Sunday, October 13, 2013

Blogtoberfest, Day 13: Sara Zook

How have connections with other professionals improved your practice?  Today's entry is from Sara Zook, Special Education Teacher at La Costa Canyon High School:
One cleat is planted into the turf, the other swings back waiting for the perfect angle of precision to make the ball graze over the goalie’s fingers and into the wide net behind him.

The moment comes. But it is a miss, bouncing off of the post to the right.

He goes for it again, but this time he will fake out the goalie out to pass to the right forward at the last minute. He taps it to the forward for the goal and… no one is there. Another miss.

“Okay,” he thinks, “I will jump over the ball just as they think I am about to shoot and then my center midfielder will come from behind for the goal.” Just as he hops over the ball, nobody comes. Miss number three.

If there were only one person on a soccer team, it would be pretty evident that the team is headed for a loss. They would have no backup, no support, and they probably would start to get disheartened when the losses started to add up.

If you can’t tell, I have been on one or two less-than-championship-bound soccer teams! And, no, I am not just talking about soccer here. Teamwork is not something that is unique to sports fields. We can imagine an educational team without all of its “players” and it would not work!

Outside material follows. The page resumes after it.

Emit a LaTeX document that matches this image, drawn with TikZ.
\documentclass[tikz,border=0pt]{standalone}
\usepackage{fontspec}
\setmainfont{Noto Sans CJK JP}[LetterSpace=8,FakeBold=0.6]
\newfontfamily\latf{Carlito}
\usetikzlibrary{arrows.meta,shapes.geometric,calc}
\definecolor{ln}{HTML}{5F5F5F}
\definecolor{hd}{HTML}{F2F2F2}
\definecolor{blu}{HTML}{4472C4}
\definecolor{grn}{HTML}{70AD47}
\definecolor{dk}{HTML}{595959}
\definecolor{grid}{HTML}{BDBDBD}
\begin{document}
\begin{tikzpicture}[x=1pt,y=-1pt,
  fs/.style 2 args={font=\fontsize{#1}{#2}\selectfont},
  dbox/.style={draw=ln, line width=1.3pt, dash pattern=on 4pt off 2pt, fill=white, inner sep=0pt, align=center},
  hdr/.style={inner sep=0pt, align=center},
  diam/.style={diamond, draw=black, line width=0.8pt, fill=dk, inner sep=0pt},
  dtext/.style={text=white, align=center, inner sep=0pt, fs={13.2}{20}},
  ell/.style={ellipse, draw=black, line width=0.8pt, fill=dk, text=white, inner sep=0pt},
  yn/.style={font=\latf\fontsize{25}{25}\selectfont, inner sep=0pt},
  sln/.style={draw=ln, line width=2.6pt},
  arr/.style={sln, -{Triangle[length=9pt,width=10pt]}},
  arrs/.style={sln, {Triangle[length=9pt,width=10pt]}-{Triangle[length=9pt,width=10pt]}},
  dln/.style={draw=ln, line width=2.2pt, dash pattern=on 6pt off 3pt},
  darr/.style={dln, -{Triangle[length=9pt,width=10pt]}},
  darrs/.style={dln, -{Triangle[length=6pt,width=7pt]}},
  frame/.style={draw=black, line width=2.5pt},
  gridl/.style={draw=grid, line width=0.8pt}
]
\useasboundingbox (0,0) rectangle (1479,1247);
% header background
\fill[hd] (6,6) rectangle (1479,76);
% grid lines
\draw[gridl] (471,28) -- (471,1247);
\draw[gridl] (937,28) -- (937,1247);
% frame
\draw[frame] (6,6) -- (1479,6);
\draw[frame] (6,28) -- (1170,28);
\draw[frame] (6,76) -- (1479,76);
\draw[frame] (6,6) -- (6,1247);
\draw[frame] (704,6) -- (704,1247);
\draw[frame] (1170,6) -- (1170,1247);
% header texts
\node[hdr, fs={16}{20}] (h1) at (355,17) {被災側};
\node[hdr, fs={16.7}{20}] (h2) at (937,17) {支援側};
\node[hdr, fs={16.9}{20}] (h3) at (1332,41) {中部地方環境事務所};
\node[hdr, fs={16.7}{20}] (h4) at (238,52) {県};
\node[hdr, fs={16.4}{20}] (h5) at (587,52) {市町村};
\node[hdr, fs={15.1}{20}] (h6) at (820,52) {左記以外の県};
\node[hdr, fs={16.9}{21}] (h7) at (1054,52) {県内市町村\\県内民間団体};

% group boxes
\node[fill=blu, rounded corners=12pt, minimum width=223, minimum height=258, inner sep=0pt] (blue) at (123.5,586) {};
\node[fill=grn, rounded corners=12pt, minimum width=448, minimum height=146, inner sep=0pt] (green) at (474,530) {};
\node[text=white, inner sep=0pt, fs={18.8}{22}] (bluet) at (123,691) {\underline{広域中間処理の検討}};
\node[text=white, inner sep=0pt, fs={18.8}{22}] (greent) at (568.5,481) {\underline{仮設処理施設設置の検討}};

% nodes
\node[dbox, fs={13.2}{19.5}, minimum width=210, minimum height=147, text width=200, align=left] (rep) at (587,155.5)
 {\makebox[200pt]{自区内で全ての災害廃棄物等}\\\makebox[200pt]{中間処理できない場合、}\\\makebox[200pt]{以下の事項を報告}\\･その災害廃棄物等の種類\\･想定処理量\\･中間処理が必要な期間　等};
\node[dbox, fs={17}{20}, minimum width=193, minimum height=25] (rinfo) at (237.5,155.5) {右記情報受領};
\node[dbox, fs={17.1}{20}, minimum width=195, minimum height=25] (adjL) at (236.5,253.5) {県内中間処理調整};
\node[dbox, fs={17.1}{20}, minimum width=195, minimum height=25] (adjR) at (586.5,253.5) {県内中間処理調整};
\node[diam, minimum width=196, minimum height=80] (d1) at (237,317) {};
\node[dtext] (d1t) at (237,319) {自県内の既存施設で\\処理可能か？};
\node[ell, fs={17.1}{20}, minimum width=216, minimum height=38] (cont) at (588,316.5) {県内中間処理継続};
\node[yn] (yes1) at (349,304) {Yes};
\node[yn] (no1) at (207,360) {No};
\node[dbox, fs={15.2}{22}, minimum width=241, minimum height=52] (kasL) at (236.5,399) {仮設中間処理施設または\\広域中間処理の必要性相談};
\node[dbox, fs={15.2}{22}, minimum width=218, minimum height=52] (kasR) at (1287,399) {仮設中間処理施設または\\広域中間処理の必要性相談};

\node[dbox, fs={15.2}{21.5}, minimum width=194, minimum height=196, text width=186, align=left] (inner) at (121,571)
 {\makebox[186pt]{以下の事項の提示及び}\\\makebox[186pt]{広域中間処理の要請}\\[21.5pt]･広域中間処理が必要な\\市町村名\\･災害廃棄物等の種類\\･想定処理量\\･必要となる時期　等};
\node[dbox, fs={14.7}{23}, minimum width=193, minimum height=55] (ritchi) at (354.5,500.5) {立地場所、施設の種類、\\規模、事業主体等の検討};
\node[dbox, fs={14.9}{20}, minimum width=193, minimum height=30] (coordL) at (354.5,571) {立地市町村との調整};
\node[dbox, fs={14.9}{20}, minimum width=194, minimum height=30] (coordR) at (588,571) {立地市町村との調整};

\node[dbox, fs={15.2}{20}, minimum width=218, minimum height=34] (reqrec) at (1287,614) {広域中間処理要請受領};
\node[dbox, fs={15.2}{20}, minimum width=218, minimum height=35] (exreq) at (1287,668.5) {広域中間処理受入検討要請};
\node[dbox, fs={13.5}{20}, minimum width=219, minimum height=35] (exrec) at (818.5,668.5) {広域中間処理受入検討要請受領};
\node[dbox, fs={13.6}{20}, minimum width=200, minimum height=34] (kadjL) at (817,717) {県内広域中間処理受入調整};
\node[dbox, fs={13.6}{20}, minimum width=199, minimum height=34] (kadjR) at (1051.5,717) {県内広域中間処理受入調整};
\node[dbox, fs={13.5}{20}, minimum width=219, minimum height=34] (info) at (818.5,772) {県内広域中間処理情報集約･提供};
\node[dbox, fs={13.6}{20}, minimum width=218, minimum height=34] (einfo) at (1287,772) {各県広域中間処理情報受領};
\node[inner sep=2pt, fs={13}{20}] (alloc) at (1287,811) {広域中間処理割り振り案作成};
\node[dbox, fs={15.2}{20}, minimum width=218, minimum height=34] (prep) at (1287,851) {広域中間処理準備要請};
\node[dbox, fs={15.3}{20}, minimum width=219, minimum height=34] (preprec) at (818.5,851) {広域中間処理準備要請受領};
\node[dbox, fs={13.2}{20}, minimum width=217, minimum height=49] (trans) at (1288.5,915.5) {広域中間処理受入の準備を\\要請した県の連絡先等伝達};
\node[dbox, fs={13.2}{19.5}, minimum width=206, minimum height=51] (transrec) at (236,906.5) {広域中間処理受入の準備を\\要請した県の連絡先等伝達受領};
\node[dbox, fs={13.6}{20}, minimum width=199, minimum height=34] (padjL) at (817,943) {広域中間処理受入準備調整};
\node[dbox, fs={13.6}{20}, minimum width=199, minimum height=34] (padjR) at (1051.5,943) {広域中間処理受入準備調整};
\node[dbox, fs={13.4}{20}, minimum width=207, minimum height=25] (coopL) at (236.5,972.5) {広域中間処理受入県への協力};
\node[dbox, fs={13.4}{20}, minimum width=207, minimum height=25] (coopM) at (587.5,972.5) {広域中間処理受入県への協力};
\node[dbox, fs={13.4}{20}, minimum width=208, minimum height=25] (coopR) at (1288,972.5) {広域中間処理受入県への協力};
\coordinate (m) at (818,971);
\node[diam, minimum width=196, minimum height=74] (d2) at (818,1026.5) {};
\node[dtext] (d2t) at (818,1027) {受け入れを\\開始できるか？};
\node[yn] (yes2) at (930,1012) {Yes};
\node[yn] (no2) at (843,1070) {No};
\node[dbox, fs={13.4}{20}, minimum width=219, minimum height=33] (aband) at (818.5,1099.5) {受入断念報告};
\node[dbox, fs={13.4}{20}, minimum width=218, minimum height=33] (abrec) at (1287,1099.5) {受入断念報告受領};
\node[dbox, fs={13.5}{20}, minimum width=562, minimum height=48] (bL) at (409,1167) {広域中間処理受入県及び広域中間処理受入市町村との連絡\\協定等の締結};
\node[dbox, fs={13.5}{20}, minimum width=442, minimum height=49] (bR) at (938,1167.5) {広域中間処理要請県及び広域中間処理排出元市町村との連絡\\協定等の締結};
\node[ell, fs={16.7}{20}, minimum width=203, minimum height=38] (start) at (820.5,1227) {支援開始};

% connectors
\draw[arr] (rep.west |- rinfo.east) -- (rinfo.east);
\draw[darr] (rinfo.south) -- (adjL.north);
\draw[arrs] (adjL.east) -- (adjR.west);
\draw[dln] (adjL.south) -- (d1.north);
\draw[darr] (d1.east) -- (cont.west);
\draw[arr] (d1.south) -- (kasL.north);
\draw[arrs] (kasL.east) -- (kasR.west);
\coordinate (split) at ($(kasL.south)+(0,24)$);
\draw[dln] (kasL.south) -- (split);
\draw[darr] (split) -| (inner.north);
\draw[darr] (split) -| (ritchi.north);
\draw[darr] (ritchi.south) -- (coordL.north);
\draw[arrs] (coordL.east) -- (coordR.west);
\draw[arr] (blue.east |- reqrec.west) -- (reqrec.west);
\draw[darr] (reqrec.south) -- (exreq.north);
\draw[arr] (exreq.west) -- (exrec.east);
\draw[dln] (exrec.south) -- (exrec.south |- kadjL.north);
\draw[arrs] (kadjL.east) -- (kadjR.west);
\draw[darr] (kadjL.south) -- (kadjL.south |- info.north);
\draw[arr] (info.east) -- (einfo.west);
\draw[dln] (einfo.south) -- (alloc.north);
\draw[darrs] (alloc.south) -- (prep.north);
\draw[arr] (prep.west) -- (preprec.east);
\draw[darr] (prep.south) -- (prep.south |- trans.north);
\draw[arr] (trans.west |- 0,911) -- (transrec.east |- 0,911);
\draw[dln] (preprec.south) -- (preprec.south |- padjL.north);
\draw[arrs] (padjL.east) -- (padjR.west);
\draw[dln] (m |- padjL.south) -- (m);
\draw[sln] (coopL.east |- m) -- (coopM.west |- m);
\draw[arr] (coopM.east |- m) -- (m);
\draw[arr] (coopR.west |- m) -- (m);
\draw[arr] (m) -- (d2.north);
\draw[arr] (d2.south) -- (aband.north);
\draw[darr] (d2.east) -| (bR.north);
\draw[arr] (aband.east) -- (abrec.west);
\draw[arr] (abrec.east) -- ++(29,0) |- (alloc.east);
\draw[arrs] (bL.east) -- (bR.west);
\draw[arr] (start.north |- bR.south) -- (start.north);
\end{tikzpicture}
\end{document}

The teams that I work with most are IEP teams and team-taught classes. I feel so blessed to have the opportunity to be a part of these groups. I have found that these groups allow us to put our heads together, solve problems, and support students collectively in a way that not one of us could do individually.

In collaborating with teachers, school psychologists, speech and language pathologists, program specialists, interpreters, therapists, parents, administrators, tutors, and the students themselves, we see transformations.

Sometimes it is minor (“yay, they are calling out less in class!”), sometimes it is gigantic (“yay, they are participating, gaining confidence, turning in work, and advocating for themselves!”), but whatever the change, it is due to the input and interaction of a team of professionals who care!